▸ **Direction**: Exclude the pictures and return every line exactly as written.
(begin)
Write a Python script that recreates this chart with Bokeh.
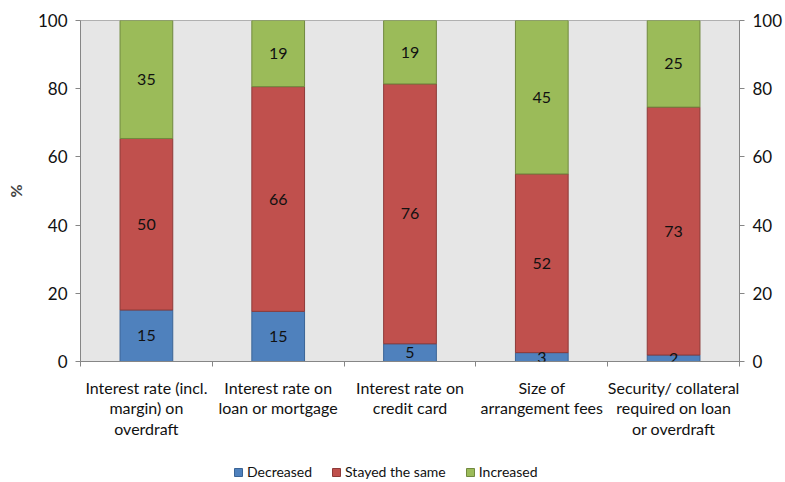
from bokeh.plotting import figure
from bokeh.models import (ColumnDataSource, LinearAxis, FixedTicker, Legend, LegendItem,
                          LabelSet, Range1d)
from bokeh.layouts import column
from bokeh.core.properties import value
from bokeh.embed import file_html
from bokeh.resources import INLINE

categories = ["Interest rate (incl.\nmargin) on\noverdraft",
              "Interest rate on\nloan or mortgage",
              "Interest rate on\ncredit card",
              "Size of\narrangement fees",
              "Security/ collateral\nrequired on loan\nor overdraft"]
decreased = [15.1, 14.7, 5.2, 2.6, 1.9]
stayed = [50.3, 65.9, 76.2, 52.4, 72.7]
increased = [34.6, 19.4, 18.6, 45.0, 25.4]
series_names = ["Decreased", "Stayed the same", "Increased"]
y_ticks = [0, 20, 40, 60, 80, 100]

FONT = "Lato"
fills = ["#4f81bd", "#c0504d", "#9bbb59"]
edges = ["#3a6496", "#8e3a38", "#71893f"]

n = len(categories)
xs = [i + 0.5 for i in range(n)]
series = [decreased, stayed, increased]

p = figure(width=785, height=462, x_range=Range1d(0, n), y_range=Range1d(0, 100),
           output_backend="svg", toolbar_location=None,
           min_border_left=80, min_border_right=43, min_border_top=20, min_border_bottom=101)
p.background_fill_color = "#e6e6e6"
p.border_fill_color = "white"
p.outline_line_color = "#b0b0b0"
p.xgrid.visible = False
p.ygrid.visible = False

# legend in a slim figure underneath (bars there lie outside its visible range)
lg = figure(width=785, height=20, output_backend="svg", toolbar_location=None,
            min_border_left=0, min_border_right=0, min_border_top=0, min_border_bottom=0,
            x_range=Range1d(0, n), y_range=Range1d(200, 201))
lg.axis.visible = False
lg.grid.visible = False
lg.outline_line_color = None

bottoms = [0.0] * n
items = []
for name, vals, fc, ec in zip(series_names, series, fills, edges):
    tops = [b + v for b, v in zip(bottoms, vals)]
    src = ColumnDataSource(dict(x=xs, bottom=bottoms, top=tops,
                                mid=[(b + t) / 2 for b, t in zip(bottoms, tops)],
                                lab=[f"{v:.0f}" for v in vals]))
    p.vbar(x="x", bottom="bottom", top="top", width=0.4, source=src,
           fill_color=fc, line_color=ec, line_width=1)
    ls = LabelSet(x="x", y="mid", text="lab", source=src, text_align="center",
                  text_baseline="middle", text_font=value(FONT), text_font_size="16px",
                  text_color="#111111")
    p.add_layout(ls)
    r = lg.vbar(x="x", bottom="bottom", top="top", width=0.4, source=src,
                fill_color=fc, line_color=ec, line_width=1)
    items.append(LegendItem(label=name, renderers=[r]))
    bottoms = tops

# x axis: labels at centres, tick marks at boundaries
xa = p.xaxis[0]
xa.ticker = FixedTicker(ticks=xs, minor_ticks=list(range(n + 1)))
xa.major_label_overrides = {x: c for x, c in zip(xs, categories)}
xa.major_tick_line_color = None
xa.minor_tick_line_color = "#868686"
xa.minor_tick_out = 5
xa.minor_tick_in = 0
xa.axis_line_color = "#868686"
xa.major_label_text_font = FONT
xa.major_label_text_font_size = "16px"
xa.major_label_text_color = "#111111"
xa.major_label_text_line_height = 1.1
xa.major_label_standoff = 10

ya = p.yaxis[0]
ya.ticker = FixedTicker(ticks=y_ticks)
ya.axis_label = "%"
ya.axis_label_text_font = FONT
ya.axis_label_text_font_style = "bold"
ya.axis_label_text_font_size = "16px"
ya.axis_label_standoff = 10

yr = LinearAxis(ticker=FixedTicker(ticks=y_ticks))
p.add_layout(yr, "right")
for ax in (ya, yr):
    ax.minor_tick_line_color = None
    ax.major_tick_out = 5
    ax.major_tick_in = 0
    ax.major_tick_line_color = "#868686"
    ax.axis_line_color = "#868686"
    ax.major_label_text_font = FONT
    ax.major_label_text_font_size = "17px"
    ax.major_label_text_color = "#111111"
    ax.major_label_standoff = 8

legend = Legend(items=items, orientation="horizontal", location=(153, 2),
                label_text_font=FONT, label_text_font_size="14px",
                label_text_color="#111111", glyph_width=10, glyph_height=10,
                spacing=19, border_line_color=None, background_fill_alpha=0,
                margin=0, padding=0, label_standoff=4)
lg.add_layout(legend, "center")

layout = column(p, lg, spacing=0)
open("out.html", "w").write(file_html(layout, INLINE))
(end)
▸ **Full response**:
Write a Python script that recreates this chart with Bokeh.
from bokeh.plotting import figure
from bokeh.models import (ColumnDataSource, LinearAxis, FixedTicker, Legend, LegendItem,
                          LabelSet, Range1d)
from bokeh.layouts import column
from bokeh.core.properties import value
from bokeh.embed import file_html
from bokeh.resources import INLINE

categories = ["Interest rate (incl.\nmargin) on\noverdraft",
              "Interest rate on\nloan or mortgage",
              "Interest rate on\ncredit card",
              "Size of\narrangement fees",
              "Security/ collateral\nrequired on loan\nor overdraft"]
decreased = [15.1, 14.7, 5.2, 2.6, 1.9]
stayed = [50.3, 65.9, 76.2, 52.4, 72.7]
increased = [34.6, 19.4, 18.6, 45.0, 25.4]
series_names = ["Decreased", "Stayed the same", "Increased"]
y_ticks = [0, 20, 40, 60, 80, 100]

FONT = "Lato"
fills = ["#4f81bd", "#c0504d", "#9bbb59"]
edges = ["#3a6496", "#8e3a38", "#71893f"]

n = len(categories)
xs = [i + 0.5 for i in range(n)]
series = [decreased, stayed, increased]

p = figure(width=785, height=462, x_range=Range1d(0, n), y_range=Range1d(0, 100),
           output_backend="svg", toolbar_location=None,
           min_border_left=80, min_border_right=43, min_border_top=20, min_border_bottom=101)
p.background_fill_color = "#e6e6e6"
p.border_fill_color = "white"
p.outline_line_color = "#b0b0b0"
p.xgrid.visible = False
p.ygrid.visible = False

# legend in a slim figure underneath (bars there lie outside its visible range)
lg = figure(width=785, height=20, output_backend="svg", toolbar_location=None,
            min_border_left=0, min_border_right=0, min_border_top=0, min_border_bottom=0,
            x_range=Range1d(0, n), y_range=Range1d(200, 201))
lg.axis.visible = False
lg.grid.visible = False
lg.outline_line_color = None

bottoms = [0.0] * n
items = []
for name, vals, fc, ec in zip(series_names, series, fills, edges):
    tops = [b + v for b, v in zip(bottoms, vals)]
    src = ColumnDataSource(dict(x=xs, bottom=bottoms, top=tops,
                                mid=[(b + t) / 2 for b, t in zip(bottoms, tops)],
                                lab=[f"{v:.0f}" for v in vals]))
    p.vbar(x="x", bottom="bottom", top="top", width=0.4, source=src,
           fill_color=fc, line_color=ec, line_width=1)
    ls = LabelSet(x="x", y="mid", text="lab", source=src, text_align="center",
                  text_baseline="middle", text_font=value(FONT), text_font_size="16px",
                  text_color="#111111")
    p.add_layout(ls)
    r = lg.vbar(x="x", bottom="bottom", top="top", width=0.4, source=src,
                fill_color=fc, line_color=ec, line_width=1)
    items.append(LegendItem(label=name, renderers=[r]))
    bottoms = tops

# x axis: labels at centres, tick marks at boundaries
xa = p.xaxis[0]
xa.ticker = FixedTicker(ticks=xs, minor_ticks=list(range(n + 1)))
xa.major_label_overrides = {x: c for x, c in zip(xs, categories)}
xa.major_tick_line_color = None
xa.minor_tick_line_color = "#868686"
xa.minor_tick_out = 5
xa.minor_tick_in = 0
xa.axis_line_color = "#868686"
xa.major_label_text_font = FONT
xa.major_label_text_font_size = "16px"
xa.major_label_text_color = "#111111"
xa.major_label_text_line_height = 1.1
xa.major_label_standoff = 10

ya = p.yaxis[0]
ya.ticker = FixedTicker(ticks=y_ticks)
ya.axis_label = "%"
ya.axis_label_text_font = FONT
ya.axis_label_text_font_style = "bold"
ya.axis_label_text_font_size = "16px"
ya.axis_label_standoff = 10

yr = LinearAxis(ticker=FixedTicker(ticks=y_ticks))
p.add_layout(yr, "right")
for ax in (ya, yr):
    ax.minor_tick_line_color = None
    ax.major_tick_out = 5
    ax.major_tick_in = 0
    ax.major_tick_line_color = "#868686"
    ax.axis_line_color = "#868686"
    ax.major_label_text_font = FONT
    ax.major_label_text_font_size = "17px"
    ax.major_label_text_color = "#111111"
    ax.major_label_standoff = 8

legend = Legend(items=items, orientation="horizontal", location=(153, 2),
                label_text_font=FONT, label_text_font_size="14px",
                label_text_color="#111111", glyph_width=10, glyph_height=10,
                spacing=19, border_line_color=None, background_fill_alpha=0,
                margin=0, padding=0, label_standoff=4)
lg.add_layout(legend, "center")

layout = column(p, lg, spacing=0)
open("out.html", "w").write(file_html(layout, INLINE))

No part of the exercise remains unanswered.